Drop every picture, then transcribe the remaining data exactly.
— start of Dataset extract —
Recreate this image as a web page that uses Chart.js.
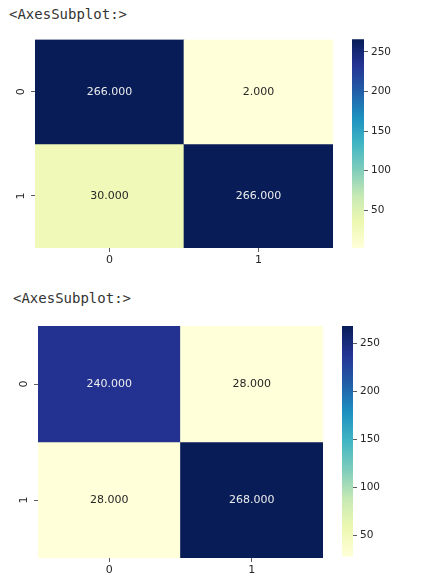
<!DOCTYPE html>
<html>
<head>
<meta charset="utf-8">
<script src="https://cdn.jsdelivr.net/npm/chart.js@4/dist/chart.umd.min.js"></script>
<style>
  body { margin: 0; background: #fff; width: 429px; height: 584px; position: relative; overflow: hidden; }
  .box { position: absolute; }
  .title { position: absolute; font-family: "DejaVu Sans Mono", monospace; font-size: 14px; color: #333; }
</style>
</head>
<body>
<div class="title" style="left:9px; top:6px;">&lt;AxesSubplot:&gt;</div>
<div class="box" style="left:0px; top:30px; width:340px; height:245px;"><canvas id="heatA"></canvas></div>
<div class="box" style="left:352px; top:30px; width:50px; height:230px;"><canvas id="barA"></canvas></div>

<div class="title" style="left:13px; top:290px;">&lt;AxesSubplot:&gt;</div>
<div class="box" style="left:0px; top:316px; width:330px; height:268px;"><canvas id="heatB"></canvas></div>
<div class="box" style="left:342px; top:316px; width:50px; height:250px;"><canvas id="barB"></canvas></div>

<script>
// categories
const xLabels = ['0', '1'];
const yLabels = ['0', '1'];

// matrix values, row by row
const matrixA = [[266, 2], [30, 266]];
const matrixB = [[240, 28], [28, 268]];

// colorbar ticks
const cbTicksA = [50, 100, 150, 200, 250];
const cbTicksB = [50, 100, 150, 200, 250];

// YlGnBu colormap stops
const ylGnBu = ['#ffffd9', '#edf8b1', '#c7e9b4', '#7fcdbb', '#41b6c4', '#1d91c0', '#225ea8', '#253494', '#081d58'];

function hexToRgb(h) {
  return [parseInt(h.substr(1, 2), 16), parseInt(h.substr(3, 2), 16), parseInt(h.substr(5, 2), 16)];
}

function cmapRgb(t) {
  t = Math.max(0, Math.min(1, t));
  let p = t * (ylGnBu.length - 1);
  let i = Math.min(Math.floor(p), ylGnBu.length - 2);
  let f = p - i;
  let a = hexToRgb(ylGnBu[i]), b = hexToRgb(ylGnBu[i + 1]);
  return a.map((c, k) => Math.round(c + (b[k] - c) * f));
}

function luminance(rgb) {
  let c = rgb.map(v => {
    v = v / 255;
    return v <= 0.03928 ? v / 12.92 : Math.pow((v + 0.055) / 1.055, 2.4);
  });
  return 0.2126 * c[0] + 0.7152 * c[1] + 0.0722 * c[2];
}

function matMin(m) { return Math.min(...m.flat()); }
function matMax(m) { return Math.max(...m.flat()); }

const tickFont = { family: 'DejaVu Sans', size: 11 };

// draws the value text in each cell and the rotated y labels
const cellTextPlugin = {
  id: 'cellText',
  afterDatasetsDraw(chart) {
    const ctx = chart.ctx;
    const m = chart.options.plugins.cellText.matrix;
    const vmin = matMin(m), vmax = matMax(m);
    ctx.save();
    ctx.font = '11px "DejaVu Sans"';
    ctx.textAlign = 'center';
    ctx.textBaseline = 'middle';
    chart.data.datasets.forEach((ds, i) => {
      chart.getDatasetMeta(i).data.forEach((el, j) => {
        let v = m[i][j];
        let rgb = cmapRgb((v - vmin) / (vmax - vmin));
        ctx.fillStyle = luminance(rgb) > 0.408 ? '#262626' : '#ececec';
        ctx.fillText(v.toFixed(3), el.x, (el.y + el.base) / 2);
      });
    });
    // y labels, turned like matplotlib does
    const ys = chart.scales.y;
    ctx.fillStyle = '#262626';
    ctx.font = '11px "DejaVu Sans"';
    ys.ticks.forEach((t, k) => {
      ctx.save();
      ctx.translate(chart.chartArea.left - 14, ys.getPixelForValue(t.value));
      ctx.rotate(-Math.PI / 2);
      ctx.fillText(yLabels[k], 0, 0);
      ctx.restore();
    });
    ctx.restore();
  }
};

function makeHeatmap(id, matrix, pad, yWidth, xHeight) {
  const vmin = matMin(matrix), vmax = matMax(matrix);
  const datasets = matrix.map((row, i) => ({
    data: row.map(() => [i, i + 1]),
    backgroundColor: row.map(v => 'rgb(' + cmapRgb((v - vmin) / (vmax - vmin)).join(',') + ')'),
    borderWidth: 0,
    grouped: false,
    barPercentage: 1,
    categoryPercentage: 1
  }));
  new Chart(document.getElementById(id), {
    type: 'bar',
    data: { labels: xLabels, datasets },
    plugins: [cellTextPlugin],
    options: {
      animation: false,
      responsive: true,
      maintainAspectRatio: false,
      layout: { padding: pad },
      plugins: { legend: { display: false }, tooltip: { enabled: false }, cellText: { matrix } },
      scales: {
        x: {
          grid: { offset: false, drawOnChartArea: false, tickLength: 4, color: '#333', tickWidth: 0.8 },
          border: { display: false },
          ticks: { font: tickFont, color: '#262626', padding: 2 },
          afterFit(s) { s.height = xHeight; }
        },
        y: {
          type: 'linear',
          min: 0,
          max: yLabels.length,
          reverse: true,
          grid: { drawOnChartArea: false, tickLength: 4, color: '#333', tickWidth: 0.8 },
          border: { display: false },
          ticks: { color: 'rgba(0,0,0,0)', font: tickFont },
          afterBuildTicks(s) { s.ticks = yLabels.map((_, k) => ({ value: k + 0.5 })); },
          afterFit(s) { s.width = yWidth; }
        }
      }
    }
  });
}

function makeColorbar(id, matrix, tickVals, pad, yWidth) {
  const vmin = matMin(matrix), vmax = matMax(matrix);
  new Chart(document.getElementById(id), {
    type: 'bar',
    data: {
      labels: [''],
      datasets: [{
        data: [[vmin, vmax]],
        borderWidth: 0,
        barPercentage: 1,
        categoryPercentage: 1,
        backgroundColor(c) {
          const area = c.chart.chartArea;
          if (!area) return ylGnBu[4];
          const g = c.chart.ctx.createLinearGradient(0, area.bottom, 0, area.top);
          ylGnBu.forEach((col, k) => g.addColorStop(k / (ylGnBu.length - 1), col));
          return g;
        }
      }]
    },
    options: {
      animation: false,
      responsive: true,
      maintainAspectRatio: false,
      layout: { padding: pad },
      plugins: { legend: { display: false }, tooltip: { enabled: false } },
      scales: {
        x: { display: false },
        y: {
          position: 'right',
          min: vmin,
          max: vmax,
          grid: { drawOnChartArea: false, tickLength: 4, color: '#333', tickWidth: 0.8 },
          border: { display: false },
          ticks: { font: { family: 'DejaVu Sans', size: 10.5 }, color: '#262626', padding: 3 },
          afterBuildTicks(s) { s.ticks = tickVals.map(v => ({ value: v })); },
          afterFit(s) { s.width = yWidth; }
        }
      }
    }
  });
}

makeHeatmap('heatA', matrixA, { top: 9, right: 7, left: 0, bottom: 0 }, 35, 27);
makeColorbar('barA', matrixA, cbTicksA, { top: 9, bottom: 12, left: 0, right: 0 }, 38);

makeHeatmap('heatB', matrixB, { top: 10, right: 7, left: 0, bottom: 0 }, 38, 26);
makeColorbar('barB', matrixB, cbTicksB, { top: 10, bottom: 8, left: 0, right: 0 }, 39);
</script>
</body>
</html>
— end of Dataset extract —
Exercise output:
Recreate this image as a web page that uses Chart.js.
<!DOCTYPE html>
<html>
<head>
<meta charset="utf-8">
<script src="https://cdn.jsdelivr.net/npm/chart.js@4/dist/chart.umd.min.js"></script>
<style>
  body { margin: 0; background: #fff; width: 429px; height: 584px; position: relative; overflow: hidden; }
  .box { position: absolute; }
  .title { position: absolute; font-family: "DejaVu Sans Mono", monospace; font-size: 14px; color: #333; }
</style>
</head>
<body>
<div class="title" style="left:9px; top:6px;">&lt;AxesSubplot:&gt;</div>
<div class="box" style="left:0px; top:30px; width:340px; height:245px;"><canvas id="heatA"></canvas></div>
<div class="box" style="left:352px; top:30px; width:50px; height:230px;"><canvas id="barA"></canvas></div>

<div class="title" style="left:13px; top:290px;">&lt;AxesSubplot:&gt;</div>
<div class="box" style="left:0px; top:316px; width:330px; height:268px;"><canvas id="heatB"></canvas></div>
<div class="box" style="left:342px; top:316px; width:50px; height:250px;"><canvas id="barB"></canvas></div>

<script>
// categories
const xLabels = ['0', '1'];
const yLabels = ['0', '1'];

// matrix values, row by row
const matrixA = [[266, 2], [30, 266]];
const matrixB = [[240, 28], [28, 268]];

// colorbar ticks
const cbTicksA = [50, 100, 150, 200, 250];
const cbTicksB = [50, 100, 150, 200, 250];

// YlGnBu colormap stops
const ylGnBu = ['#ffffd9', '#edf8b1', '#c7e9b4', '#7fcdbb', '#41b6c4', '#1d91c0', '#225ea8', '#253494', '#081d58'];

function hexToRgb(h) {
  return [parseInt(h.substr(1, 2), 16), parseInt(h.substr(3, 2), 16), parseInt(h.substr(5, 2), 16)];
}

function cmapRgb(t) {
  t = Math.max(0, Math.min(1, t));
  let p = t * (ylGnBu.length - 1);
  let i = Math.min(Math.floor(p), ylGnBu.length - 2);
  let f = p - i;
  let a = hexToRgb(ylGnBu[i]), b = hexToRgb(ylGnBu[i + 1]);
  return a.map((c, k) => Math.round(c + (b[k] - c) * f));
}

function luminance(rgb) {
  let c = rgb.map(v => {
    v = v / 255;
    return v <= 0.03928 ? v / 12.92 : Math.pow((v + 0.055) / 1.055, 2.4);
  });
  return 0.2126 * c[0] + 0.7152 * c[1] + 0.0722 * c[2];
}

function matMin(m) { return Math.min(...m.flat()); }
function matMax(m) { return Math.max(...m.flat()); }

const tickFont = { family: 'DejaVu Sans', size: 11 };

// draws the value text in each cell and the rotated y labels
const cellTextPlugin = {
  id: 'cellText',
  afterDatasetsDraw(chart) {
    const ctx = chart.ctx;
    const m = chart.options.plugins.cellText.matrix;
    const vmin = matMin(m), vmax = matMax(m);
    ctx.save();
    ctx.font = '11px "DejaVu Sans"';
    ctx.textAlign = 'center';
    ctx.textBaseline = 'middle';
    chart.data.datasets.forEach((ds, i) => {
      chart.getDatasetMeta(i).data.forEach((el, j) => {
        let v = m[i][j];
        let rgb = cmapRgb((v - vmin) / (vmax - vmin));
        ctx.fillStyle = luminance(rgb) > 0.408 ? '#262626' : '#ececec';
        ctx.fillText(v.toFixed(3), el.x, (el.y + el.base) / 2);
      });
    });
    // y labels, turned like matplotlib does
    const ys = chart.scales.y;
    ctx.fillStyle = '#262626';
    ctx.font = '11px "DejaVu Sans"';
    ys.ticks.forEach((t, k) => {
      ctx.save();
      ctx.translate(chart.chartArea.left - 14, ys.getPixelForValue(t.value));
      ctx.rotate(-Math.PI / 2);
      ctx.fillText(yLabels[k], 0, 0);
      ctx.restore();
    });
    ctx.restore();
  }
};

function makeHeatmap(id, matrix, pad, yWidth, xHeight) {
  const vmin = matMin(matrix), vmax = matMax(matrix);
  const datasets = matrix.map((row, i) => ({
    data: row.map(() => [i, i + 1]),
    backgroundColor: row.map(v => 'rgb(' + cmapRgb((v - vmin) / (vmax - vmin)).join(',') + ')'),
    borderWidth: 0,
    grouped: false,
    barPercentage: 1,
    categoryPercentage: 1
  }));
  new Chart(document.getElementById(id), {
    type: 'bar',
    data: { labels: xLabels, datasets },
    plugins: [cellTextPlugin],
    options: {
      animation: false,
      responsive: true,
      maintainAspectRatio: false,
      layout: { padding: pad },
      plugins: { legend: { display: false }, tooltip: { enabled: false }, cellText: { matrix } },
      scales: {
        x: {
          grid: { offset: false, drawOnChartArea: false, tickLength: 4, color: '#333', tickWidth: 0.8 },
          border: { display: false },
          ticks: { font: tickFont, color: '#262626', padding: 2 },
          afterFit(s) { s.height = xHeight; }
        },
        y: {
          type: 'linear',
          min: 0,
          max: yLabels.length,
          reverse: true,
          grid: { drawOnChartArea: false, tickLength: 4, color: '#333', tickWidth: 0.8 },
          border: { display: false },
          ticks: { color: 'rgba(0,0,0,0)', font: tickFont },
          afterBuildTicks(s) { s.ticks = yLabels.map((_, k) => ({ value: k + 0.5 })); },
          afterFit(s) { s.width = yWidth; }
        }
      }
    }
  });
}

function makeColorbar(id, matrix, tickVals, pad, yWidth) {
  const vmin = matMin(matrix), vmax = matMax(matrix);
  new Chart(document.getElementById(id), {
    type: 'bar',
    data: {
      labels: [''],
      datasets: [{
        data: [[vmin, vmax]],
        borderWidth: 0,
        barPercentage: 1,
        categoryPercentage: 1,
        backgroundColor(c) {
          const area = c.chart.chartArea;
          if (!area) return ylGnBu[4];
          const g = c.chart.ctx.createLinearGradient(0, area.bottom, 0, area.top);
          ylGnBu.forEach((col, k) => g.addColorStop(k / (ylGnBu.length - 1), col));
          return g;
        }
      }]
    },
    options: {
      animation: false,
      responsive: true,
      maintainAspectRatio: false,
      layout: { padding: pad },
      plugins: { legend: { display: false }, tooltip: { enabled: false } },
      scales: {
        x: { display: false },
        y: {
          position: 'right',
          min: vmin,
          max: vmax,
          grid: { drawOnChartArea: false, tickLength: 4, color: '#333', tickWidth: 0.8 },
          border: { display: false },
          ticks: { font: { family: 'DejaVu Sans', size: 10.5 }, color: '#262626', padding: 3 },
          afterBuildTicks(s) { s.ticks = tickVals.map(v => ({ value: v })); },
          afterFit(s) { s.width = yWidth; }
        }
      }
    }
  });
}

makeHeatmap('heatA', matrixA, { top: 9, right: 7, left: 0, bottom: 0 }, 35, 27);
makeColorbar('barA', matrixA, cbTicksA, { top: 9, bottom: 12, left: 0, right: 0 }, 38);

makeHeatmap('heatB', matrixB, { top: 10, right: 7, left: 0, bottom: 0 }, 38, 26);
makeColorbar('barB', matrixB, cbTicksB, { top: 10, bottom: 8, left: 0, right: 0 }, 39);
</script>
</body>
</html>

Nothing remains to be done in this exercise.